Though technology like online banking has been convenient, INB employees also strive to retain those personal interactions with customers like in the “old days.”

“So many people are doing their banking online, so you don’t see as many people in the bank and drive-up as you used to,” John said. “So you try to make more of an effort to talk to them or go to lunch with them now.”

What Has Remained

It’s not all been constant change of financial products and technology at INB, though.
Walk through the doors to INB today, and you’ll see many of the same faces as you did in the 70s and 80s – not only in leadership but across the board.
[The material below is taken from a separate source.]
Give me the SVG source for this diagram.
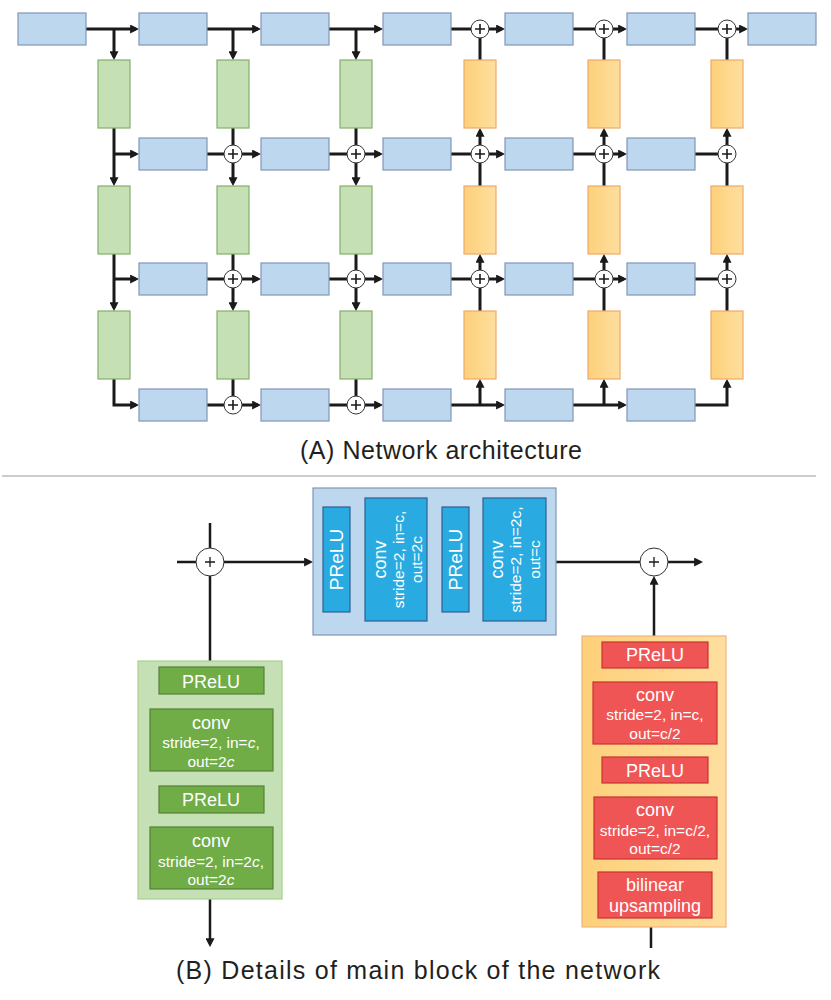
<svg xmlns="http://www.w3.org/2000/svg" width="831" height="1000" viewBox="0 0 831 1000">
<style>
.bl{fill:#BDD7EE;stroke:#8096B8;stroke-width:1.2}
.gr{fill:#C5E0B4;stroke:#86AE6C;stroke-width:1.2}
.or{fill:url(#og);stroke:#EFA86A;stroke-width:1.2}
.c{fill:none;stroke:#1a1a1a;stroke-width:3}
.a{marker-end:url(#ah)}
.b{fill:none;stroke:#1a1a1a;stroke-width:2.5}
.ab{marker-end:url(#ah2)}
.pl{fill:#fff;stroke:#333;stroke-width:1}
.px{stroke:#1a1a1a;stroke-width:1.6;fill:none}
.ib{fill:#29ABE2;stroke:#2F5F8F;stroke-width:1.2}
.ig{fill:#70AD47;stroke:#548235;stroke-width:1.2}
.ir{fill:#EF5555;stroke:#C83232;stroke-width:1.2}
.t{font-family:"Liberation Sans",Arial,sans-serif;fill:#fff;text-anchor:middle}
.big{font-size:18px}
.sm{font-size:15.5px}
.ttl{font-family:"Liberation Sans",Arial,sans-serif;font-size:25px;fill:#231F20;text-anchor:middle}
</style>
<defs>
<linearGradient id="og" x1="0" y1="0" x2="1" y2="0">
<stop offset="0" stop-color="#FDD07A"/><stop offset="1" stop-color="#FEDF9F"/>
</linearGradient>
<marker id="ah" viewBox="0 0 10 10" markerUnits="userSpaceOnUse" markerWidth="9" markerHeight="9" refX="6.5" refY="5" orient="auto">
<path d="M0,0 L10,5 L0,10 z" fill="#1a1a1a"/>
</marker>
<marker id="ah2" viewBox="0 0 10 10" markerUnits="userSpaceOnUse" markerWidth="9" markerHeight="9" refX="6.5" refY="5" orient="auto">
<path d="M0,0 L10,5 L0,10 z" fill="#1a1a1a"/>
</marker>
</defs>
<rect width="831" height="1000" fill="#fff"/>

<g id="connectors">
<path class="c a" d="M86,29 H136"/><path class="c a" d="M114,29 V57"/>
<path class="c a" d="M207,29 H258"/><path class="c a" d="M233,29 V57"/>
<path class="c a" d="M329,29 H380"/><path class="c a" d="M356,29 V57"/>
<path class="c a" d="M451,29 H502"/><path class="c" d="M480,60 V29"/>
<path class="c a" d="M573,29 H624"/><path class="c" d="M604,60 V29"/>
<path class="c a" d="M695,29 H745"/><path class="c" d="M727,60 V29"/>

<path class="c a" d="M114,128 V183"/><path class="c a" d="M114,154 H136"/>
<path class="c a" d="M207,154 H258"/><path class="c a" d="M233,128 V183"/>
<path class="c a" d="M329,154 H380"/><path class="c a" d="M356,128 V183"/>
<path class="c a" d="M451,154 H502"/><path class="c a" d="M480,186 V131"/>
<path class="c a" d="M573,154 H624"/><path class="c a" d="M604,186 V131"/>
<path class="c" d="M695,154 H727"/><path class="c a" d="M727,186 V131"/>

<path class="c a" d="M114,254 V308"/><path class="c a" d="M114,279 H136"/>
<path class="c a" d="M207,279 H258"/><path class="c a" d="M233,254 V308"/>
<path class="c a" d="M329,279 H380"/><path class="c a" d="M356,254 V308"/>
<path class="c a" d="M451,279 H502"/><path class="c a" d="M480,311 V257"/>
<path class="c a" d="M573,279 H624"/><path class="c a" d="M604,311 V257"/>
<path class="c" d="M695,279 H727"/><path class="c a" d="M727,311 V257"/>

<path class="c a" d="M114,379 V405 H136"/>
<path class="c a" d="M207,405 H258"/><path class="c" d="M233,379 V405"/>
<path class="c a" d="M329,405 H380"/><path class="c" d="M356,379 V405"/>
<path class="c a" d="M451,405 H502"/><path class="c a" d="M480,405 V382"/>
<path class="c a" d="M573,405 H624"/><path class="c a" d="M604,405 V382"/>
<path class="c a" d="M695,405 H727 V382"/>

<path class="b ab" d="M177,562 H310"/>
<path class="b" d="M210,523 V661"/>
<path class="b ab" d="M210,899 V944"/>
<path class="b ab" d="M556,562 H700"/>
<path class="b ab" d="M654,636 V579"/>
<path class="b" d="M651,927 V948"/>
</g>

<g id="r1c1"><rect class="bl" x="18" y="13" width="68" height="32"/></g>
<g id="r1c2"><rect class="bl" x="139" y="13" width="68" height="32"/></g>
<g id="r1c3"><rect class="bl" x="261" y="13" width="68" height="32"/></g>
<g id="r1c4"><rect class="bl" x="383" y="13" width="68" height="32"/></g>
<g id="r1c5"><rect class="bl" x="505" y="13" width="68" height="32"/></g>
<g id="r1c6"><rect class="bl" x="627" y="13" width="68" height="32"/></g>
<g id="r1c7"><rect class="bl" x="748" y="13" width="68" height="32"/></g>

<g id="r2c2"><rect class="bl" x="139" y="138" width="68" height="32"/></g>
<g id="r2c3"><rect class="bl" x="261" y="138" width="68" height="32"/></g>
<g id="r2c4"><rect class="bl" x="383" y="138" width="68" height="32"/></g>
<g id="r2c5"><rect class="bl" x="505" y="138" width="68" height="32"/></g>
<g id="r2c6"><rect class="bl" x="627" y="138" width="68" height="32"/></g>

<g id="r3c2"><rect class="bl" x="139" y="263" width="68" height="32"/></g>
<g id="r3c3"><rect class="bl" x="261" y="263" width="68" height="32"/></g>
<g id="r3c4"><rect class="bl" x="383" y="263" width="68" height="32"/></g>
<g id="r3c5"><rect class="bl" x="505" y="263" width="68" height="32"/></g>
<g id="r3c6"><rect class="bl" x="627" y="263" width="68" height="32"/></g>

<g id="r4c2"><rect class="bl" x="139" y="389" width="68" height="32"/></g>
<g id="r4c3"><rect class="bl" x="261" y="389" width="68" height="32"/></g>
<g id="r4c4"><rect class="bl" x="383" y="389" width="68" height="32"/></g>
<g id="r4c5"><rect class="bl" x="505" y="389" width="68" height="32"/></g>
<g id="r4c6"><rect class="bl" x="627" y="389" width="68" height="32"/></g>

<g id="g1a"><rect class="gr" x="98" y="60" width="32" height="68"/></g>
<g id="g2a"><rect class="gr" x="217" y="60" width="32" height="68"/></g>
<g id="g3a"><rect class="gr" x="340" y="60" width="32" height="68"/></g>
<g id="o1a"><rect class="or" x="464" y="60" width="32" height="68"/></g>
<g id="o2a"><rect class="or" x="588" y="60" width="32" height="68"/></g>
<g id="o3a"><rect class="or" x="711" y="60" width="32" height="68"/></g>

<g id="g1b"><rect class="gr" x="98" y="186" width="32" height="68"/></g>
<g id="g2b"><rect class="gr" x="217" y="186" width="32" height="68"/></g>
<g id="g3b"><rect class="gr" x="340" y="186" width="32" height="68"/></g>
<g id="o1b"><rect class="or" x="464" y="186" width="32" height="68"/></g>
<g id="o2b"><rect class="or" x="588" y="186" width="32" height="68"/></g>
<g id="o3b"><rect class="or" x="711" y="186" width="32" height="68"/></g>

<g id="g1c"><rect class="gr" x="98" y="311" width="32" height="68"/></g>
<g id="g2c"><rect class="gr" x="217" y="311" width="32" height="68"/></g>
<g id="g3c"><rect class="gr" x="340" y="311" width="32" height="68"/></g>
<g id="o1c"><rect class="or" x="464" y="311" width="32" height="68"/></g>
<g id="o2c"><rect class="or" x="588" y="311" width="32" height="68"/></g>
<g id="o3c"><rect class="or" x="711" y="311" width="32" height="68"/></g>

<g id="p1_480"><circle class="pl" cx="480" cy="29" r="9"/><path class="px" d="M475,29 h10 M480,24 v10"/></g>
<g id="p1_604"><circle class="pl" cx="604" cy="29" r="9"/><path class="px" d="M599,29 h10 M604,24 v10"/></g>
<g id="p1_727"><circle class="pl" cx="727" cy="29" r="9"/><path class="px" d="M722,29 h10 M727,24 v10"/></g>

<g id="p2_233"><circle class="pl" cx="233" cy="154" r="9"/><path class="px" d="M228,154 h10 M233,149 v10"/></g>
<g id="p2_356"><circle class="pl" cx="356" cy="154" r="9"/><path class="px" d="M351,154 h10 M356,149 v10"/></g>
<g id="p2_480"><circle class="pl" cx="480" cy="154" r="9"/><path class="px" d="M475,154 h10 M480,149 v10"/></g>
<g id="p2_604"><circle class="pl" cx="604" cy="154" r="9"/><path class="px" d="M599,154 h10 M604,149 v10"/></g>
<g id="p2_727"><circle class="pl" cx="727" cy="154" r="9"/><path class="px" d="M722,154 h10 M727,149 v10"/></g>

<g id="p3_233"><circle class="pl" cx="233" cy="279" r="9"/><path class="px" d="M228,279 h10 M233,274 v10"/></g>
<g id="p3_356"><circle class="pl" cx="356" cy="279" r="9"/><path class="px" d="M351,279 h10 M356,274 v10"/></g>
<g id="p3_480"><circle class="pl" cx="480" cy="279" r="9"/><path class="px" d="M475,279 h10 M480,274 v10"/></g>
<g id="p3_604"><circle class="pl" cx="604" cy="279" r="9"/><path class="px" d="M599,279 h10 M604,274 v10"/></g>
<g id="p3_727"><circle class="pl" cx="727" cy="279" r="9"/><path class="px" d="M722,279 h10 M727,274 v10"/></g>

<g id="p4_233"><circle class="pl" cx="233" cy="405" r="9"/><path class="px" d="M228,405 h10 M233,400 v10"/></g>
<g id="p4_356"><circle class="pl" cx="356" cy="405" r="9"/><path class="px" d="M351,405 h10 M356,400 v10"/></g>

<text class="ttl" x="441" y="459" textLength="282" lengthAdjust="spacing">(A) Network architecture</text>
<line x1="2" y1="476" x2="816" y2="476" stroke="#CCCCCC" stroke-width="2"/>

<g id="mainblock">
<rect class="bl" x="313" y="488" width="243" height="147"/>
<rect class="ib" x="323" y="507" width="27" height="105"/>
<text class="t" font-size="19" transform="translate(343,559.5) rotate(-90)">PReLU</text>
<rect class="ib" x="365" y="498" width="62" height="123"/>
<text class="t big" transform="translate(386,559.5) rotate(-90)">conv</text>
<text class="t sm" transform="translate(404,559.5) rotate(-90)">stride=2, in=c,</text>
<text class="t sm" transform="translate(422,559.5) rotate(-90)">out=2c</text>
<rect class="ib" x="442" y="507" width="27" height="105"/>
<text class="t" font-size="19" transform="translate(462,559.5) rotate(-90)">PReLU</text>
<rect class="ib" x="483" y="498" width="63" height="123"/>
<text class="t big" transform="translate(503,559.5) rotate(-90)">conv</text>
<text class="t sm" transform="translate(521,559.5) rotate(-90)">stride=2, in=2c,</text>
<text class="t sm" transform="translate(540,559.5) rotate(-90)">out=c</text>
</g>

<g id="plusL"><circle class="pl" cx="210" cy="562" r="14"/><path class="px" style="stroke-width:1.3" d="M205,562 h10 M210,557 v10"/></g>
<g id="plusR"><circle class="pl" cx="654" cy="562" r="14"/><path class="px" style="stroke-width:1.3" d="M649,562 h10 M654,557 v10"/></g>

<g id="downblock">
<rect class="gr" x="138" y="661" width="144" height="238" style="stroke:#A9D18E"/>
<rect class="ig" x="159" y="667" width="105" height="27"/>
<text class="t big" x="211" y="688">PReLU</text>
<rect class="ig" x="150" y="709" width="123" height="62"/>
<text class="t big" x="211" y="729">conv</text>
<text class="t sm" x="211" y="748">stride=2, in=<tspan font-style="italic">c</tspan>,</text>
<text class="t sm" x="211" y="767">out=2<tspan font-style="italic">c</tspan></text>
<rect class="ig" x="159" y="786" width="105" height="27"/>
<text class="t big" x="211" y="806">PReLU</text>
<rect class="ig" x="150" y="827" width="123" height="62"/>
<text class="t big" x="211" y="847">conv</text>
<text class="t sm" x="211" y="867">stride=2, in=2<tspan font-style="italic">c</tspan>,</text>
<text class="t sm" x="211" y="885">out=2<tspan font-style="italic">c</tspan></text>
</g>

<g id="upblock">
<rect class="or" x="582" y="636" width="144" height="291" style="stroke:#F2B27C"/>
<rect class="ir" x="602" y="642" width="106" height="26"/>
<text class="t big" x="655" y="661">PReLU</text>
<rect class="ir" x="593" y="682" width="124" height="62"/>
<text class="t big" x="655" y="701">conv</text>
<text class="t sm" x="655" y="720">stride=2, in=c,</text>
<text class="t sm" x="655" y="739">out=c/2</text>
<rect class="ir" x="602" y="757" width="106" height="26"/>
<text class="t big" x="655" y="777">PReLU</text>
<rect class="ir" x="594" y="797" width="123" height="62"/>
<text class="t big" x="655" y="816">conv</text>
<text class="t sm" x="655" y="836">stride=2, in=c/2,</text>
<text class="t sm" x="655" y="854">out=c/2</text>
<rect class="ir" x="598" y="872" width="114" height="46"/>
<text class="t big" x="655" y="891">bilinear</text>
<text class="t big" x="655" y="912">upsampling</text>
</g>

<text class="ttl" x="418" y="979" textLength="484" lengthAdjust="spacing">(B) Details of main block of the network</text>
</svg>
Once INB’s team began to build again in 1999, former employees began to return year after year.

“It’s wonderful to see a lot of the same people,” Lynne said. “We really have a great team that works together well with a strong focus on providing quality services to our customers.”

Some things will likely never change – and much of that is thanks to the strong vision and value system of the company.

“I think the core values and ideas that were there when I started at the original INB are very much still front and center in how the bank operates today,” Gina said. “I credit this to the founding members of the ‘new INB’ who were, of course, an integral part of the original bank and are still part of the bank today.”

Steven said that after he was laid off from what was, at the time, the fifth biggest bank in the country due to a merger, he wanted to work for an employer aligned with his personal and professional priorities. He decided it was time to rejoin INB in 2000.

“I wanted to work for a smaller institution that truly cared about its customers and employees,” Steven said. “The sense of teamwork and dedication to customer service has remained the same.”